Revenue grows 25% yoy to Rs232.2cr in Q3FY22. Exports for 9MFY22 stood at Rs166.9cr, up 102.5% yoy.

February 03, 2022 11:42 IST | India Infoline News Service
Quarterly Results
Nelcast Limited, a leading producer of Ductile and Grey Iron castings in India, announced its financial results for the third quarter and nine months ended December 31, 2021.

Revenue from operations was at Rs232.2cr in Q3FY22, a 25.0% yoy growth from Rs185.8cr in Q3FY21. Exports for 9MFY22 stood at Rs166.9cr, up 102.5% yoy. The growth was primarily led by an increase in export volumes as well as better realizations, the company said in a filing.

The bottom-line stood at Rs2.1cr in Q3FY22, down by 66.1% from Rs6.1cr in Q3FY21. EBITDA dropped by 22.7% yoy to Rs15.4cr; EBITDA margin at 6.5%. De-growth was due to a steep increase in all raw material prices specifically certain Ferro-alloys for which the pass-through to the customer did not happen in Q3, it said.

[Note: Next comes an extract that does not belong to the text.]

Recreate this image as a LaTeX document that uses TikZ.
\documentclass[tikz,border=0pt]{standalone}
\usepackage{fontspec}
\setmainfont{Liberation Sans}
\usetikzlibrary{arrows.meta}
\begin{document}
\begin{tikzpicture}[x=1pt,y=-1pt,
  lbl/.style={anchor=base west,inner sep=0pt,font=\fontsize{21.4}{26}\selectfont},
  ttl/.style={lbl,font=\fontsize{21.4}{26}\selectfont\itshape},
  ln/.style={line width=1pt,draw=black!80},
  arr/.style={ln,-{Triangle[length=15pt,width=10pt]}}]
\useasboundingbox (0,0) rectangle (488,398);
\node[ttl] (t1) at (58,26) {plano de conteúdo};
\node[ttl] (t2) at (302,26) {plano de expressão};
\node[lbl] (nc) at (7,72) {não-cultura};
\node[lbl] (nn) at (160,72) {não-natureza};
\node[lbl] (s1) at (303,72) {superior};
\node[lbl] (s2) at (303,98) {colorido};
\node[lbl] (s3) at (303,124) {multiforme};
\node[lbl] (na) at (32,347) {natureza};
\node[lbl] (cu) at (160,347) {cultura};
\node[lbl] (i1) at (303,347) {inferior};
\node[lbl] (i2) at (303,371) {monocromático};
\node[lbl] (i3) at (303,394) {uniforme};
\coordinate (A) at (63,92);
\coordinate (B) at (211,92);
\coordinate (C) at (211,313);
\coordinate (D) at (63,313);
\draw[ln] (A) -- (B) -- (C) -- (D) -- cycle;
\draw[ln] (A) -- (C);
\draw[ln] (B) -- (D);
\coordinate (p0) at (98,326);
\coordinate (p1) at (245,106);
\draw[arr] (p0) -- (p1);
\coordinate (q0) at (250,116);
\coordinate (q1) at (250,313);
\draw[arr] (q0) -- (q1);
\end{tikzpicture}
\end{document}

At around 11.45 am, Nelcast Ltd was trading at Rs83.55 per piece down by Rs0.9 or 1.07% from its previous closing of Rs84.45 per piece on the BSE.

Segmental Revenue
  • In 9MFY22, the largest share was contributed by tractors making up 35.8% of the total revenues, followed by HCV - 31.6%, exports - 25.5%, off-highways - 2.7% and others - 0.3%
  • Similarly, in 9MFY21, tractors contributed 42.3% to revenues, HCV - 27.8%, exports - 21.1%, off-highways - 3.1% and others - 1.1%
P Deepak, Managing Director & CEO, said, “The Third Quarter turned out to be a very challenging quarter for us as we saw a drop in sales from the Tractor industry. This came at the back of OEMs reducing their production to dilute finished vehicle inventory due to lower sales than forecasted. This made the seasonality more severe than a typical year. The Commercial Vehicle segment started to show signs of a gradual recovery in Q3, however, it was a little slower than what was anticipated. Our export segment witnessed a slight slowdown as well due to chip shortages that impacted our end customers’ ability to assemble vehicles.”

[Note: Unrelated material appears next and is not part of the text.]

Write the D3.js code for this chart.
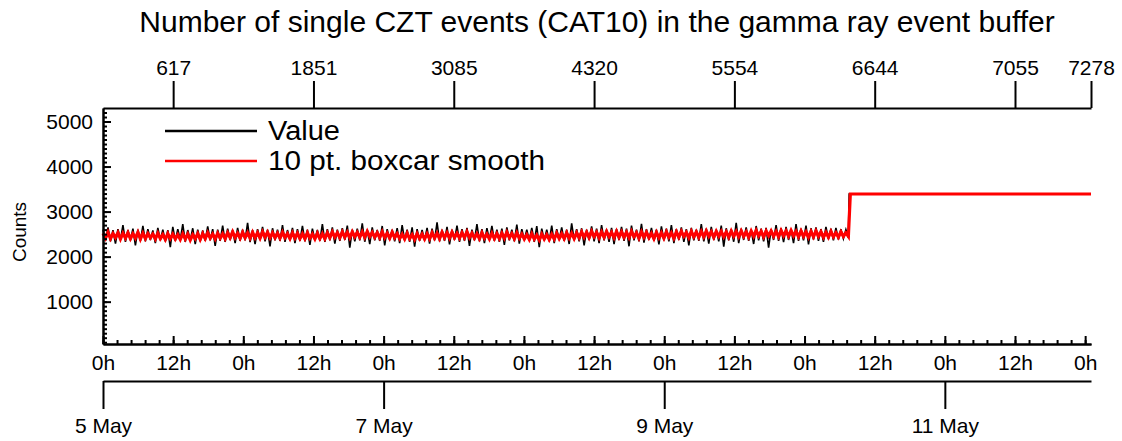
<!DOCTYPE html>
<html>
<head>
<meta charset="utf-8">
<script src="https://cdn.jsdelivr.net/npm/d3@7"></script>
<style>
  body { margin: 0; background: #fff; }
  svg { display: block; font-family: "Liberation Sans", Arial, Helvetica, sans-serif; }
  .axis path, .axis line { stroke: #000; stroke-width: 2; }
  .axis text { font-size: 21px; fill: #000; }
</style>
</head>
<body>
<script>
;(function () {
  // noisy part: evenly sampled from seriesStart to noisyEnd
  const seriesStart = Date.UTC(2013, 4, 5, 0, 0)
  const noisyEnd = Date.UTC(2013, 4, 10, 7, 30)
  const seriesEnd = Date.UTC(2013, 4, 12, 1, 0)

  const valueCounts = [
    2600, 2350, 2650, 2340, 2590, 2290, 2610, 2370, 2700, 2330,
    2590, 2360, 2620, 2250, 2600, 2350, 2680, 2340, 2610, 2370,
    2580, 2300, 2640, 2360, 2600, 2340, 2590, 2210, 2660, 2350,
    2610, 2370, 2720, 2330, 2590, 2360, 2630, 2280, 2600, 2340,
    2580, 2350, 2670, 2360, 2610, 2240, 2600, 2350, 2690, 2330,
    2620, 2370, 2590, 2300, 2640, 2350, 2600, 2360, 2750, 2320,
    2590, 2280, 2610, 2370, 2660, 2340, 2600, 2230, 2630, 2360,
    2600, 2350, 2700, 2330, 2590, 2360, 2640, 2300, 2610, 2350,
    2680, 2340, 2600, 2260, 2620, 2370, 2590, 2350, 2720, 2330,
    2610, 2360, 2650, 2290, 2600, 2350, 2630, 2370, 2690, 2200,
    2600, 2340, 2620, 2360, 2740, 2330, 2600, 2280, 2650, 2360,
    2590, 2350, 2680, 2250, 2610, 2370, 2600, 2340, 2630, 2300,
    2700, 2360, 2600, 2330, 2650, 2220, 2610, 2350, 2590, 2360,
    2640, 2290, 2620, 2360, 2760, 2340, 2600, 2350, 2660, 2270,
    2600, 2370, 2690, 2330, 2610, 2350, 2640, 2240, 2600, 2360,
    2720, 2340, 2610, 2300, 2630, 2370, 2680, 2350, 2600, 2330,
    2620, 2260, 2650, 2360, 2600, 2340, 2710, 2290, 2610, 2370,
    2600, 2350, 2640, 2330, 2680, 2210, 2620, 2360, 2600, 2340,
    2690, 2300, 2610, 2370, 2650, 2350, 2600, 2280, 2740, 2360,
    2610, 2340, 2630, 2250, 2600, 2370, 2670, 2340, 2620, 2300,
    2700, 2360, 2600, 2330, 2640, 2280, 2610, 2370, 2660, 2350,
    2620, 2230, 2690, 2360, 2600, 2340, 2730, 2310, 2610, 2370,
    2640, 2350, 2600, 2270, 2670, 2360, 2620, 2340, 2700, 2300,
    2610, 2370, 2650, 2330, 2610, 2250, 2640, 2360, 2600, 2350,
    2720, 2340, 2620, 2290, 2660, 2370, 2600, 2340, 2690, 2220,
    2630, 2360, 2610, 2330, 2750, 2300, 2620, 2370, 2650, 2350,
    2600, 2280, 2680, 2360, 2620, 2340, 2640, 2200, 2610, 2370,
    2700, 2350, 2630, 2320, 2660, 2370, 2610, 2300, 2720, 2350,
    2620, 2360, 2690, 2270, 2630, 2380, 2650, 2350, 2610, 2330,
    2660, 2390, 2620, 2360, 2640, 2380, 2610, 2400, 2600, 2420,
  ]

  const smoothCounts = [
    2520, 2410, 2540, 2400, 2510, 2420, 2530, 2390, 2520, 2410,
    2530, 2400, 2510, 2410, 2540, 2390, 2520, 2400, 2510, 2420,
    2500, 2390, 2520, 2400, 2490, 2380, 2510, 2400, 2500, 2390,
    2490, 2380, 2510, 2390, 2500, 2370, 2490, 2400, 2510, 2380,
    2510, 2400, 2530, 2410, 2500, 2390, 2520, 2410, 2510, 2400,
    2530, 2420, 2550, 2420, 2520, 2410, 2540, 2420, 2530, 2410,
    2540, 2420, 2530, 2410, 2550, 2430, 2540, 2420, 2530, 2420,
    2520, 2410, 2540, 2420, 2510, 2400, 2530, 2410, 2520, 2400,
    2510, 2400, 2530, 2410, 2500, 2390, 2520, 2400, 2510, 2400,
    2530, 2420, 2550, 2430, 2530, 2420, 2550, 2430, 2540, 2420,
    2550, 2440, 2540, 2430, 2550, 2430, 2560, 2440, 2540, 2430,
    2530, 2420, 2550, 2420, 2520, 2410, 2540, 2420, 2510, 2400,
    2500, 2390, 2520, 2400, 2490, 2380, 2510, 2400, 2500, 2390,
    2510, 2400, 2530, 2410, 2520, 2400, 2540, 2420, 2530, 2410,
    2540, 2420, 2520, 2410, 2530, 2420, 2550, 2420, 2520, 2410,
    2510, 2400, 2530, 2410, 2500, 2390, 2520, 2400, 2510, 2400,
    2520, 2410, 2540, 2420, 2510, 2400, 2530, 2410, 2500, 2390,
    2490, 2380, 2510, 2390, 2480, 2370, 2500, 2390, 2490, 2380,
    2500, 2390, 2520, 2400, 2510, 2400, 2530, 2410, 2520, 2400,
    2530, 2420, 2550, 2430, 2540, 2420, 2560, 2440, 2540, 2420,
    2550, 2430, 2560, 2440, 2540, 2420, 2560, 2430, 2550, 2430,
    2540, 2420, 2560, 2440, 2530, 2410, 2550, 2430, 2540, 2420,
    2520, 2400, 2540, 2420, 2530, 2410, 2550, 2430, 2530, 2410,
    2550, 2430, 2560, 2450, 2540, 2420, 2560, 2440, 2550, 2430,
    2560, 2440, 2570, 2450, 2550, 2430, 2560, 2450, 2560, 2440,
    2550, 2430, 2570, 2450, 2560, 2440, 2570, 2450, 2550, 2430,
    2570, 2450, 2580, 2460, 2560, 2440, 2570, 2460, 2570, 2450,
    2560, 2440, 2580, 2460, 2570, 2450, 2580, 2460, 2560, 2440,
    2570, 2450, 2550, 2430, 2560, 2440, 2570, 2450, 2550, 2430,
    2540, 2430, 2560, 2440, 2530, 2430, 2550, 2450, 2530, 2450,
  ]

  // after the jump the buffer count is flat
  const stepTimes = [Date.UTC(2013, 4, 10, 7, 38), seriesEnd]
  const stepCounts = [3390, 3390]
  const smoothStepTimes = [Date.UTC(2013, 4, 10, 7, 50), seriesEnd]

  // top axis: packet index at noon each day, and at the end
  const indexTickTimes = [
    Date.UTC(2013, 4, 5, 12), Date.UTC(2013, 4, 6, 12), Date.UTC(2013, 4, 7, 12),
    Date.UTC(2013, 4, 8, 12), Date.UTC(2013, 4, 9, 12), Date.UTC(2013, 4, 10, 12),
    Date.UTC(2013, 4, 11, 12), seriesEnd,
  ]
  const indexTickLabels = ['617', '1851', '3085', '4320', '5554', '6644', '7055', '7278']
  const dateTicks = [Date.UTC(2013, 4, 5), Date.UTC(2013, 4, 7), Date.UTC(2013, 4, 9), Date.UTC(2013, 4, 11)]
  const countTicks = [1000, 2000, 3000, 4000, 5000]

  const width = 1122
  const height = 441
  const left = 103
  const right = 1091
  const top = 108
  const bottom = 344

  const svg = d3.select('body').append('svg').attr('width', width).attr('height', height)

  const x = d3.scaleUtc().domain([seriesStart, seriesEnd]).range([left, right])
  const y = d3.scaleLinear().domain([60, 5300]).range([bottom, top])

  const sampleTime = d3.scaleLinear().domain([0, valueCounts.length - 1]).range([seriesStart, noisyEnd])
  const valueData = valueCounts.map((v, i) => [sampleTime(i), v])
    .concat(stepTimes.map((t, i) => [t, stepCounts[i]]))
  const smoothData = smoothCounts.map((v, i) => [sampleTime(i), v])
    .concat(smoothStepTimes.map((t, i) => [t, stepCounts[i]]))

  const line = d3.line().x((d) => x(d[0])).y((d) => y(d[1]))

  svg.append('path').datum(valueData).attr('d', line)
    .attr('fill', 'none').attr('stroke', '#000').attr('stroke-width', 1.6)
  svg.append('path').datum(smoothData).attr('d', line)
    .attr('fill', 'none').attr('stroke', '#ff0000').attr('stroke-width', 3.2)

  // left axis, ticks pointing inward
  svg.append('g').attr('class', 'axis').attr('transform', `translate(${left},0)`)
    .call(d3.axisLeft(y).tickValues(d3.range(100, 5300, 100)).tickSize(-4).tickSizeOuter(0).tickFormat(''))
  svg.append('g').attr('class', 'axis').attr('transform', `translate(${left},0)`)
    .call(d3.axisLeft(y).tickValues(countTicks).tickSize(-8).tickSizeOuter(0).tickPadding(10)
      .tickFormat(d3.format('d')))

  // hours axis
  const minorHours = d3.range(0, 170, 2.4).map((h) => seriesStart + h * 3600e3)
  const halfDays = d3.range(0, 15).map((k) => seriesStart + k * 12 * 3600e3)
  svg.append('g').attr('class', 'axis').attr('transform', `translate(0,${bottom})`)
    .call(d3.axisBottom(x).tickValues(minorHours).tickSize(-4).tickSizeOuter(0).tickFormat(''))
  svg.append('g').attr('class', 'axis').attr('transform', `translate(0,${bottom})`)
    .call(d3.axisBottom(x).tickValues(halfDays).tickSize(-8).tickSizeOuter(0).tickPadding(11)
      .tickFormat((d) => d3.utcFormat('%-H')(d) + 'h'))

  // date axis
  svg.append('g').attr('class', 'axis').attr('transform', 'translate(0,381)')
    .call(d3.axisBottom(x).tickValues(dateTicks).tickSize(28).tickSizeOuter(0).tickPadding(9)
      .tickFormat(d3.utcFormat('%-d %B')))

  // top axis with packet index
  svg.append('g').attr('class', 'axis').attr('transform', `translate(0,${top})`)
    .call(d3.axisTop(x).tickValues(indexTickTimes).tickSize(27).tickSizeOuter(0).tickPadding(6)
      .tickFormat((d, i) => indexTickLabels[i]))

  svg.append('text').attr('x', 597).attr('y', 32).attr('text-anchor', 'middle')
    .attr('font-size', 30).text('Number of single CZT events (CAT10) in the gamma ray event buffer')

  svg.append('text').attr('transform', 'translate(26,232) rotate(-90)').attr('text-anchor', 'middle')
    .attr('font-size', 19).text('Counts')

  const legend = [
    { label: 'Value', color: '#000', w: 2.5, len: 72 },
    { label: '10 pt. boxcar smooth', color: '#ff0000', w: 2.5, len: 277 },
  ]
  const lg = svg.append('g').selectAll('g').data(legend).enter().append('g')
    .attr('transform', (d, i) => `translate(165,${131 + i * 30})`)
  lg.append('line').attr('x1', 0).attr('x2', 92)
    .attr('stroke', (d) => d.color).attr('stroke-width', (d) => d.w)
  lg.append('text').attr('x', 103).attr('y', 9).attr('font-size', 27)
    .attr('textLength', (d) => d.len).attr('lengthAdjust', 'spacingAndGlyphs')
    .text((d) => d.label)
})()
</script>
</body>
</html>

“As we look forward, recovery in the Commercial Vehicle segment in Q4 seems strong and while Tractor segment appears to remain sluggish in the next quarter as well, we expect a very strong recovery to happen from Q1FY23 onwards. We also believe that the problem of semiconductor chip shortages is gradually improving, and this will help boost demand overseas as our customers build more vehicles and catch-up on the order backlogs. The recovery in the domestic and global markets, along with our upcoming product launches give us the confidence to experience strong growth in the years to come,” he added.